Selon Magalie, « C’est un enseignant sur quatre qui fait un burn-out durant ses premières années de carrière. On manque de ressources et d’argent, on n’est vraiment pas assez bien payés pour les années d’études que l’on fait et pour la tâche qui nous incombe, d’où le fait de me retrouver ici à vendre des fruits et légumes. En tant que prof, mes vacances à moi ne sont pas payées, par exemple. Et ce n’est pas que l’on manque d’argent à la fin de notre carrière. On finit maintenant à 90 000 $, ce qui est très bien, mais pour certains, ça prend parfois presque 15 ans pour toucher ce salaire ».

Des défis supplémentaires

Si les conditions des enseignants à la grandeur du réseau scolaire inquiètent Magalie, elle estime que la situation est d’autant plus alarmante en contexte d’adaptation scolaire. « Au niveau pédagogique, je pense qu’il va falloir plus d’aide; il y a eu beaucoup de coupures dans ce secteur.
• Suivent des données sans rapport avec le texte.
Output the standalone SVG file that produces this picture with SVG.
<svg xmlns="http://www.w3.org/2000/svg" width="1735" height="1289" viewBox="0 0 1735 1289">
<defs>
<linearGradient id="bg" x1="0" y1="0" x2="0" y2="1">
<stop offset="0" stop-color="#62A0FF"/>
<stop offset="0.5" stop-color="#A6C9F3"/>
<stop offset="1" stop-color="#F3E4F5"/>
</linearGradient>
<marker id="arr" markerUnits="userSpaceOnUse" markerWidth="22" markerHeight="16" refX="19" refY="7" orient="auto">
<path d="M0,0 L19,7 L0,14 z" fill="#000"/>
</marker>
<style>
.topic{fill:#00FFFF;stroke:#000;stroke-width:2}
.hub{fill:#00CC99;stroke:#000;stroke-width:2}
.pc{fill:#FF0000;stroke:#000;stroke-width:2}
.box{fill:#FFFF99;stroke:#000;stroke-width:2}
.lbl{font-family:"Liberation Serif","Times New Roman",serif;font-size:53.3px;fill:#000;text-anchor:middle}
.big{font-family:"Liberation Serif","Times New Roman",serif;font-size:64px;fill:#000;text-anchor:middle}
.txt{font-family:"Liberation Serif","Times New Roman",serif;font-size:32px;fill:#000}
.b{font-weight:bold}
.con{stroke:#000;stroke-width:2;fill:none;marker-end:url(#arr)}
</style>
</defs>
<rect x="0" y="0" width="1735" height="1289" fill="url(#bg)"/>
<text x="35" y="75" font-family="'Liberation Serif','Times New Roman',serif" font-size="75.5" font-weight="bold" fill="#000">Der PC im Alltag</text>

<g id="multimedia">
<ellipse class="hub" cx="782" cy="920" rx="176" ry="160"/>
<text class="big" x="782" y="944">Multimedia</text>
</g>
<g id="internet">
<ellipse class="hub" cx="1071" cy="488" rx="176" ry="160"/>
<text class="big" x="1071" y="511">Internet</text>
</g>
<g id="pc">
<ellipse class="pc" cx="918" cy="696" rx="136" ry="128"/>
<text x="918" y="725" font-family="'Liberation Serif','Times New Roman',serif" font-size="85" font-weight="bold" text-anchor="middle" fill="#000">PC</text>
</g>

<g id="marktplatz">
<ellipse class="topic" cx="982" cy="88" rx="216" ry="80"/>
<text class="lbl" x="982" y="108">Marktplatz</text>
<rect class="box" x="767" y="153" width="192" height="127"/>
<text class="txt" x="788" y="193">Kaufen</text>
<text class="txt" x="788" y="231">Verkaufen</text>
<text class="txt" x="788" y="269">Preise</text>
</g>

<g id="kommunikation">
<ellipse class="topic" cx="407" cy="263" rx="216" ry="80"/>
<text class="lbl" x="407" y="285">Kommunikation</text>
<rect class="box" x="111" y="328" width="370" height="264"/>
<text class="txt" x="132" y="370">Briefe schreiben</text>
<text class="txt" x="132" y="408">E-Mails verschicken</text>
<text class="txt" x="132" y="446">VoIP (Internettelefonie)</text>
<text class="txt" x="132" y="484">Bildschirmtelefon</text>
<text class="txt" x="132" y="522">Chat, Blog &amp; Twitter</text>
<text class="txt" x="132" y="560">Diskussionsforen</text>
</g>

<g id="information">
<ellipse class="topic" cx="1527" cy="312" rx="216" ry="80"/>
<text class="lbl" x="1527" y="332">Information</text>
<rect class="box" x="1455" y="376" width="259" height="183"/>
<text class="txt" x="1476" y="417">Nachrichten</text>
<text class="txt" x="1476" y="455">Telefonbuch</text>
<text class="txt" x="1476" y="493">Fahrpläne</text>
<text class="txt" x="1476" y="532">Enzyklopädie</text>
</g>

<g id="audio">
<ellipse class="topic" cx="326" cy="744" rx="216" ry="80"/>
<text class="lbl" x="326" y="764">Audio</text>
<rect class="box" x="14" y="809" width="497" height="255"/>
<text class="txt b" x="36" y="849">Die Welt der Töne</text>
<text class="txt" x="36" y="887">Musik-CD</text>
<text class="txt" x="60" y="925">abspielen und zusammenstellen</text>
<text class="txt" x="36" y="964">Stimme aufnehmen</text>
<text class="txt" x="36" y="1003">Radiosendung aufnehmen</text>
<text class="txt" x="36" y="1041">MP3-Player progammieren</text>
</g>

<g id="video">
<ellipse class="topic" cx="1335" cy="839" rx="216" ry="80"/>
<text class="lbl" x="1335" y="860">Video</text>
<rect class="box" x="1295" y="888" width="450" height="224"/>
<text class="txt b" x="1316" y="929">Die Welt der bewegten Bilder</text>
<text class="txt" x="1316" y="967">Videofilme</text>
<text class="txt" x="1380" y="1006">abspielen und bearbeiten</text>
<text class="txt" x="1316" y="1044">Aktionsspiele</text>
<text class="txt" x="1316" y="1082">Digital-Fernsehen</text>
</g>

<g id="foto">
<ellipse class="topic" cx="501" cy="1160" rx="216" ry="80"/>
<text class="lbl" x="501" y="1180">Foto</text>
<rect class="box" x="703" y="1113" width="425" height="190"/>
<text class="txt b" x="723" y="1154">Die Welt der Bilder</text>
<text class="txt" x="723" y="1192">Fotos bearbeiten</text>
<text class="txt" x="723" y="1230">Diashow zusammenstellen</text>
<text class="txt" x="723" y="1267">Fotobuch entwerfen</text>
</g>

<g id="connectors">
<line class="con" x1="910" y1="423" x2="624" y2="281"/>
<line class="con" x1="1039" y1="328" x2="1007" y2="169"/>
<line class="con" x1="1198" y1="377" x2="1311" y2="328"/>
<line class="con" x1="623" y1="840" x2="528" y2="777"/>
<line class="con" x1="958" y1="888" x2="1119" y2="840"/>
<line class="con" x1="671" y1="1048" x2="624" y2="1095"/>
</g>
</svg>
Les écoles en niveau de défavorisation de type 10 (indice de milieu socio-économique) ne reçoivent déjà pas assez de soutien, et celles qui n’ont pas cet indice et qui ont quand même besoin de ressources n’en ont presque pas, ce qui fait que l’on échappe beaucoup d’élèves. Lorsqu’on divise les milliards que le gouvernement verse parfois à toutes les écoles, on se rend compte que ça fait très peu par établissement. Au cours de ma carrière, j’ai vu un éducateur s’occuper de toute la clientèle en adaptation scolaire d’une école, et je peux vous dire que ce n’est pas assez. Lui aussi a fini par partir. Il faut plus de ressources. Par contre, je lève mon chapeau à tous les professionnels du milieu pédagogique qui sont sur le terrain, car ils ont vraiment tout essayé. Ce ne sont pas les gens qui sont sur le terrain, le problème, mais plutôt ceux qui n’y sont pas », d’insister la jeune prof.

Des inquiétudes pour la rentrée

À l’aube de la rentrée, la pédagogue admet espérer que les besoins des éducateurs et des enseignants seront pris en compte et qu’un « plan de match » clair et précis leur sera bientôt proposé pour mieux relever les défis qui s’imposent. « Il serait bien d’avoir un peu d’aide. J’aurais aimé que M. Roberge soit plus présent. J’espère qu’il sera plus précis et qu’il aura un plan d’action à nous présenter. Je pense qu’il est conscient du fait que nous, les enseignants, avons de la ressource, que nous avons à cœur la réussite et l’épanouissement de nos élèves, et que nous allons tout faire pour trouver une façon de les aider. Mais c’est aussi ce qui pousse plusieurs enseignants au burn-out, comme ça a aussi été le cas de plusieurs de mes collègues », exprime la principale concernée.

Dans le contexte de la COVID-19

« J’espère que tout le monde sera vacciné à la rentrée, surtout que la pandémie a été très éprouvante pour mes proches et moi », amène l’enseignante, partageant les inquiétudes de plusieurs de ses collègues. Rappelons qu’au secondaire, le passeport vaccinal sera obligatoire pour prendre part à certaines activités scolaires et que le port du masque sera de mise dans les aires communes et lors des déplacements intérieurs, mais que c’est la fin des classes-bulles. « Nous avons effectué une mise à jour du plan en collaboration avec la santé publique (…) et nous continuerons de suivre la situation de près d’ici à la rentrée scolaire », a d’ailleurs annoncé M. Roberge sur ses réseaux sociaux.